When 'Harry Potter' books became famous, so did fans
This morning in the FREEP...
April 20, 2007 BY HILLEL ITALIE A.P.
Emerson Spartz remembers the good old days. It was Fall 1999, Spartz was 12 and he decided to create a little Web site about a hot new series of fantasy books, the Harry Potter craze was just beginning.
"The sites were very primitive, especially compared to modern Harry Potter sites," says Spartz, founder of www.mugglenet.com, one of the leading Potter sites. "The biggest Web sites were updated a couple times a week at most, and other than message boards, there was no interactivity between fans."
Like J.K. Rowling herself, Potter fan sites didn't start out to make history. They popped up like so many variations of "Wayne's World," operated on the cheap by "teenage kids out of their basements," Spartz recalls.
It's been 10 years since readers met the boy wizard in Rowling's first book, "Harry Potter and the Sorcerer's Stone." More than 300 million copies later, the Potter series ends July 21 when Scholastic Inc. releases the seventh adventure, "Harry Potter and the Deathly Hallows."
Spartz and his many fellow Webmasters are looking back at their own place on the record-breaking ride. The story of Potter has all along been a story of its fans, and, like everything else about Potter, the fan sites are in a special class.
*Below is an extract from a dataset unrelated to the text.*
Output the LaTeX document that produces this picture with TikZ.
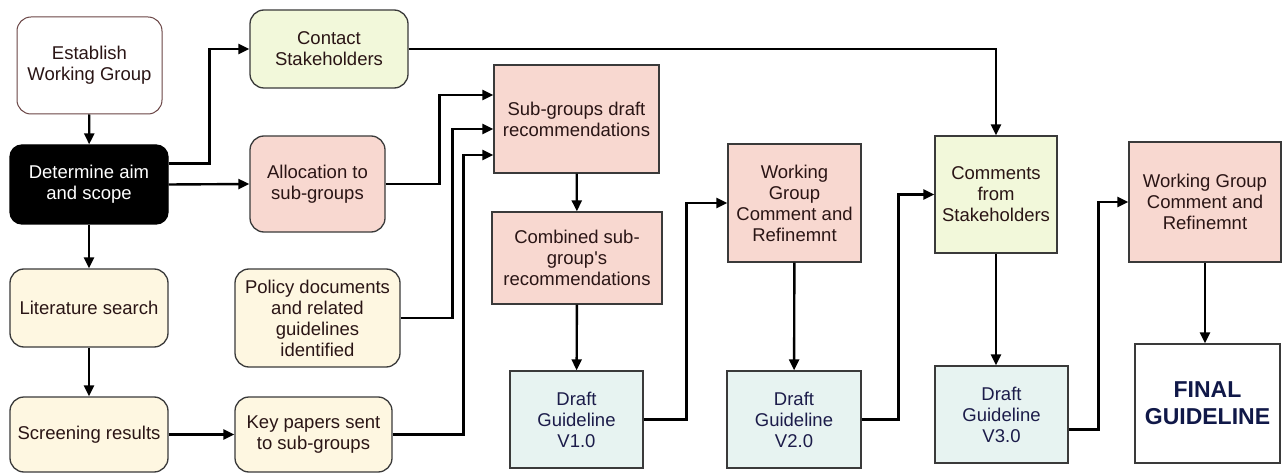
\documentclass[tikz,border=0pt]{standalone}
\usepackage{fontspec}
\setmainfont{Liberation Sans}
\usetikzlibrary{arrows.meta,calc}
\definecolor{pinkf}{HTML}{F8D8D0}
\definecolor{creamf}{HTML}{FEF7E1}
\definecolor{limef}{HTML}{F2F8DA}
\definecolor{cyanf}{HTML}{E7F3F1}
\definecolor{bordc}{HTML}{3A3A3A}
\definecolor{brownc}{HTML}{6A4545}
\definecolor{txtc}{HTML}{2A1515}
\definecolor{navyc}{HTML}{1C1C4A}
\definecolor{finalc}{HTML}{101848}
\begin{document}
\begin{tikzpicture}[x=1pt,y=-1pt,
  box/.style={draw=bordc, line width=1.3pt, align=center, inner sep=1pt,
    font=\fontsize{18.5}{21}\selectfont, text=txtc},
  rbox/.style={box, rounded corners=14pt},
  arr/.style={draw=black, line width=2.4pt, -{Triangle[length=11pt,width=10pt]}}
]
\useasboundingbox (0,0) rectangle (1282,473);
\fill[white] (0,0) rectangle (1282,473);

% left column
\node[rbox, fill=white, draw=brownc, line width=1pt, minimum width=145pt, minimum height=97pt] (est) at (89.5,65.5) {Establish\\Working Group};
\node[rbox, fill=black, draw=black, text=white, rounded corners=12pt, minimum width=158pt, minimum height=79pt] (det) at (89,184.5) {Determine aim\\and scope};
\node[rbox, fill=creamf, minimum width=158pt, minimum height=78pt] (lit) at (89,308) {Literature search};
\node[rbox, fill=creamf, minimum width=158pt, minimum height=75pt] (scr) at (89,434.5) {Screening results};

% second column
\node[rbox, fill=limef, minimum width=158pt, minimum height=78pt] (con) at (329,49) {Contact\\Stakeholders};
\node[rbox, fill=pinkf, minimum width=135pt, minimum height=96pt] (alo) at (317.5,184) {Allocation to\\sub-groups};
\node[rbox, fill=creamf, minimum width=165pt, minimum height=98pt] (pol) at (317.5,318) {Policy documents\\and related\\guidelines\\identified};
\node[rbox, fill=creamf, minimum width=157pt, minimum height=75pt] (key) at (313.5,434.5) {Key papers sent\\to sub-groups};

% third column
\node[box, fill=pinkf, minimum width=165pt, minimum height=108pt] (sub) at (576.5,119) {Sub-groups draft\\recommendations};
\node[box, fill=pinkf, minimum width=170pt, minimum height=92pt] (cmb) at (577,258) {Combined sub-\\group\textquotesingle s\\recommendations};
\node[box, fill=cyanf, text=navyc, minimum width=133pt, minimum height=97pt] (v1) at (576.5,419.5) {Draft\\Guideline\\V1.0};

% fourth column
\node[box, fill=pinkf, minimum width=133pt, minimum height=118pt] (wg1) at (794.5,203) {Working\\Group\\Comment and\\Refinemnt};
\node[box, fill=cyanf, text=navyc, minimum width=134pt, minimum height=97pt] (v2) at (794,419.5) {Draft\\Guideline\\V2.0};

% fifth column
\node[box, fill=limef, minimum width=122pt, minimum height=117pt] (cmt) at (996,194.5) {Comments\\from\\Stakeholders};
\node[box, fill=cyanf, text=navyc, minimum width=133pt, minimum height=97pt] (v3) at (1001.5,414.5) {Draft\\Guideline\\V3.0};

% sixth column
\node[box, fill=pinkf, minimum width=152pt, minimum height=120pt] (wg2) at (1205,202) {Working Group\\Comment and\\Refinemnt};
\node[box, fill=white, text=finalc, minimum width=145pt, minimum height=119pt,
  font=\fontsize{23}{27}\selectfont\bfseries] (fin) at (1207.5,403.5) {FINAL\\GUIDELINE};

% connectors
\draw[arr] (est) -- (det);
\draw[arr] (det) -- (lit);
\draw[arr] (lit) -- (scr);
\draw[arr] (scr) -- (key);
\draw[arr] ([yshift=21pt]det.east) -- ++(41pt,0pt) |- (con.west);
\draw[arr] (det.east) -- (alo.west);
\draw[arr] (alo.east) -- ++(54pt,0pt) |- ([yshift=24pt]sub.west);
\draw[arr] (pol.east) -- ++(52pt,0pt) |- ([yshift=-10pt]sub.west);
\draw[arr] (key.east) -- ++(71pt,0pt) |- ([yshift=-36pt]sub.west);
\draw[arr] (con.east) -| (cmt.north);
\draw[arr] (sub) -- (cmb);
\draw[arr] (cmb) -- (v1);
\draw[arr] (v1.east) -- ++(43pt,0pt) |- (wg1.west);
\draw[arr] (wg1) -- (v2);
\draw[arr] (v2.east) -- ++(37pt,0pt) |- (cmt.west);
\draw[arr] (cmt.south) -- (cmt.south |- v3.north);
\draw[arr] ([yshift=-15pt]v3.east) -- ++(30pt,0pt) |- (wg2.west);
\draw[arr] (wg2.south) -- (wg2.south |- fin.north);
\end{tikzpicture}
\end{document}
"The Potter sites set the standard," says Anthony Ziccardi, vice president and deputy publisher for rival Pocket Books, an imprint of Simon & Schuster that releases "Star Trek" paperbacks.
"The thing about the Potter phenomenon is that it has a huge, active fan base, both young and old, with a lot of teenagers. ... The Potter sites really stand out -- they're like a marketing machine."
The Potter sites have long advanced from the slow pace, simple texts and dull backgrounds of the early years, and now have all the latest accessories: blogs, podcasts, audio and video. They no longer just comment on the news, but participate. Rowling has praised the sites by name, granted them rare interviews, even used one site, the Harry Potter Lexicon (www.hp-lexicon.org), to check facts.
Warner Bros. has invited Spartz and others to the sets of Potter films and premieres, valuing their expertise and their access to so many fans.
Melissa Anelli, the Webmaster for http:www.the-leaky-cauldron.org, has been part of the Potter world since 2001, not long after Leaky started, "as a means for a few friends to keep track of all the news about Harry Potter." The first Potter film was coming out, as was the fourth Potter book, so they experimented with a relatively new Web tool: a blog.
"It was a one-page blog, with no other features but news. It had a blue background and Halloween orange text," recalls the 27-year-old Anelli, a freelance journalist who lives in New York.
Anelli estimates there are some 3 million to 4 million Potter sites in dozens of languages, including French, Spanish, Russian, Mandarin and Hebrew. Like a small town exploding into a vast metropolis, the Potter boom drove some of the pioneers out, including Mike Gray, an early member of Harry Potter for Grownups, a Web site founded in the late 1990s.
"Somewhere along the line, I noticed that participating in a list with more than 10,000 members didn't really ring my bell -- and that being responsible for people whose bells were thusly rung probably wasn't my calling."
Web sites helped start the international Potter obsession and kept it going when Rowling took three years -- 2000-2003 -- to write Potter V, "Harry Potter and the Order of the Phoenix," driving fans to tear "their hair out in anticipation," Anelli recalls. She also cites the first Potter movie, "Harry Potter and the Sorcerer's Stone," which came out in 2001.
"That's when fans needed a stronger visual fix of Potter; they wanted to see more pictures of the celebrities, they wanted to read about them and see clips from the films," she says. Potter sites have been counting down to the big night in July and will likely stay around well after Rowling moves on. Two more movies are planned after this summer's release of "Order of the Phoenix," and a thriving genre of Potter fan fiction remains, with readers not waiting for "Deathly Hallows" to imagine how they would continue the story.